-------- Material

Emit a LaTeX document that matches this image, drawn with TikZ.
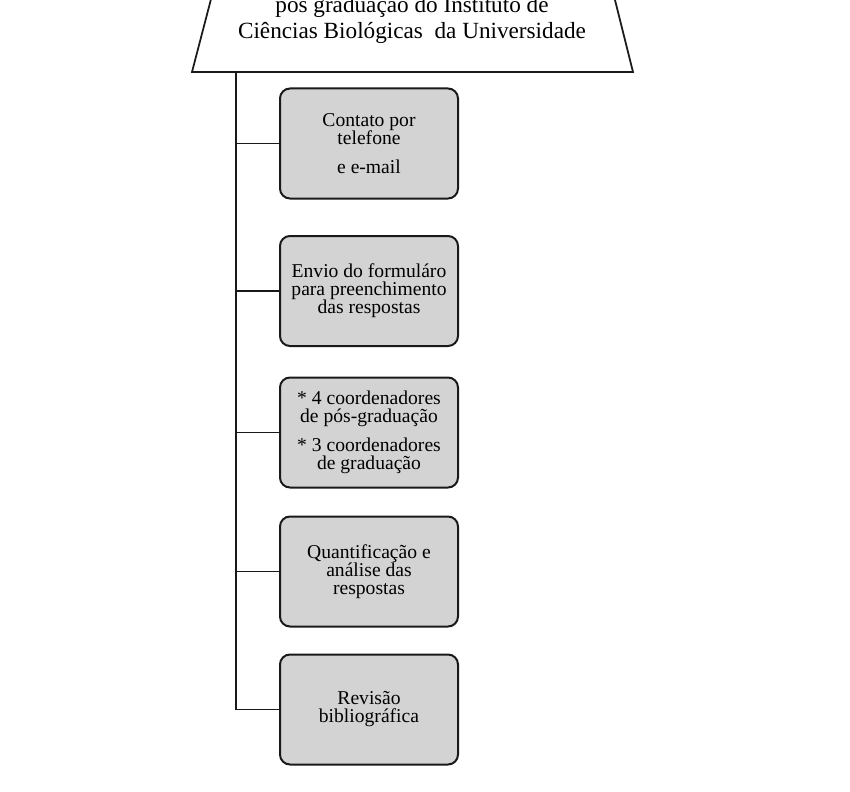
\documentclass[tikz,border=0pt]{standalone}
\usepackage{fontspec}
\setmainfont{Liberation Serif}
\definecolor{boxgray}{RGB}{211,211,211}
\definecolor{linegray}{RGB}{25,25,25}

\begin{document}
\begin{tikzpicture}[x=0.75pt,y=-0.75pt]
        \useasboundingbox (0,0) rectangle (850,792);
        \clip (0,0) rectangle (850,792);

        % title block, cut at the top
        \draw[draw=linegray, line width=1.3pt]
              (216,-20) -- (192,72) -- (633,72) -- (610,-20);
        \node[font=\fontsize{17.4}{19.5}\selectfont, align=center, anchor=base]
              (title) at (412,38.5) {pós graduação do Instituto de\\Ciências Biológicas\ \ da Universidade};

        \begin{scope}[every node/.style={draw=linegray, line width=1.5pt, fill=boxgray,
                      rounded corners=7.5pt, minimum width=133.5pt, minimum height=82.5pt,
                      align=center, inner sep=0pt, font=\fontsize{14.7}{13.5}\selectfont}]
          \node (1) at (369,143.5) {Contato por\\telefone\\[8pt]e e-mail};
          \node (2) at (369,291)   {Envio do formuláro\\para preenchimento\\das respostas};
          \node (3) at (369,432.5) {* 4 coordenadores\\de pós-graduação\\[8pt]* 3 coordenadores\\de graduação};
          \node (4) at (369,571.5) {Quantificação e\\análise das\\respostas};
          \node (5) at (369,709.5) {Revisão\\bibliográfica};
        \end{scope}

        \coordinate (top) at (236,72);

        \begin{scope}[draw=linegray, line width=1.4pt]
          \draw (top) |- (5.west);
          \draw (1.west) -- (1.west -| top);
          \draw (2.west) -- (2.west -| top);
          \draw (3.west) -- (3.west -| top);
          \draw (4.west) -- (4.west -| top);
        \end{scope}

      \end{tikzpicture}
\end{document}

----------------

The exercise:
Print the full listing exactly, dropping the pictures.

Solution for this problem:
Emit a LaTeX document that matches this image, drawn with TikZ.
\documentclass[tikz,border=0pt]{standalone}
\usepackage{fontspec}
\setmainfont{Liberation Serif}
\definecolor{boxgray}{RGB}{211,211,211}
\definecolor{linegray}{RGB}{25,25,25}

\begin{document}
\begin{tikzpicture}[x=0.75pt,y=-0.75pt]
        \useasboundingbox (0,0) rectangle (850,792);
        \clip (0,0) rectangle (850,792);

        % title block, cut at the top
        \draw[draw=linegray, line width=1.3pt]
              (216,-20) -- (192,72) -- (633,72) -- (610,-20);
        \node[font=\fontsize{17.4}{19.5}\selectfont, align=center, anchor=base]
              (title) at (412,38.5) {pós graduação do Instituto de\\Ciências Biológicas\ \ da Universidade};

        \begin{scope}[every node/.style={draw=linegray, line width=1.5pt, fill=boxgray,
                      rounded corners=7.5pt, minimum width=133.5pt, minimum height=82.5pt,
                      align=center, inner sep=0pt, font=\fontsize{14.7}{13.5}\selectfont}]
          \node (1) at (369,143.5) {Contato por\\telefone\\[8pt]e e-mail};
          \node (2) at (369,291)   {Envio do formuláro\\para preenchimento\\das respostas};
          \node (3) at (369,432.5) {* 4 coordenadores\\de pós-graduação\\[8pt]* 3 coordenadores\\de graduação};
          \node (4) at (369,571.5) {Quantificação e\\análise das\\respostas};
          \node (5) at (369,709.5) {Revisão\\bibliográfica};
        \end{scope}

        \coordinate (top) at (236,72);

        \begin{scope}[draw=linegray, line width=1.4pt]
          \draw (top) |- (5.west);
          \draw (1.west) -- (1.west -| top);
          \draw (2.west) -- (2.west -| top);
          \draw (3.west) -- (3.west -| top);
          \draw (4.west) -- (4.west -| top);
        \end{scope}

      \end{tikzpicture}
\end{document}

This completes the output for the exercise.